Perşembe günü de Salih&Salih iftarda konuğumuzdu:) Yani erkek kardeşim Salih ve arkadaşı Salih:) O akşam Gülay'a kahve içmeye gittik Saliha ile. Kuzen Rukiş de oradaydı güzel oldu. Özlemişim kızlar sizi:)

Çarşamba günü Zübüş teyzem konuğumuzdu. İftar sonrası sahildeki çay bahçesine inip muhabbet ettik Yeliz, kuzeni, annem ve Eyüp de bizimleydi.

Salı günü Ramazan heyecanı ve korkusu vardı hangi yüze baksam:) Korku, kavurucu sıcakalrdandı; zira bu yıl yaşanan sıcak son 50 yılda yaşanan en büyük sıcaklık:( Cidden çok zorluyor bizleri:( Heyecan ise güzel aya erişmiş olmaktandı. Bereketli ay, sen ne güzelsin!
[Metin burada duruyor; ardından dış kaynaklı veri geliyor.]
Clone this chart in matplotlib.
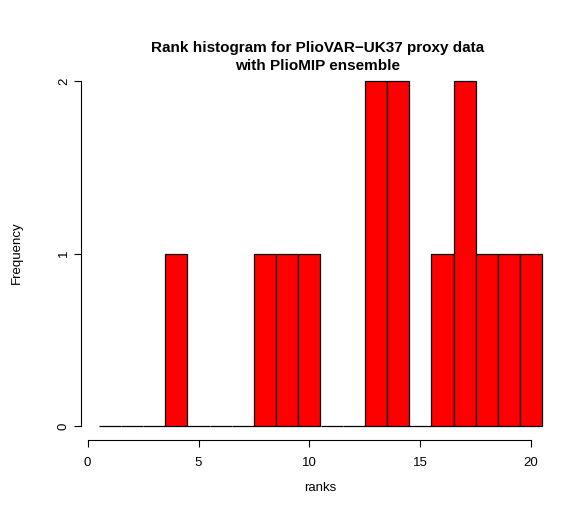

O akşam millet teravih heyecanını yaşarken, biz Elmas ve Saliha ile Eyüp'deki Cafer Paşa Medresesi'nde kahve yudumlayıp,laflaştık:( O mekanın müdavimi olan Rukiş'e de rastladık orada. Ablası ve bir arkadaşı ile onlar da bel kırıyodu laf olanın:)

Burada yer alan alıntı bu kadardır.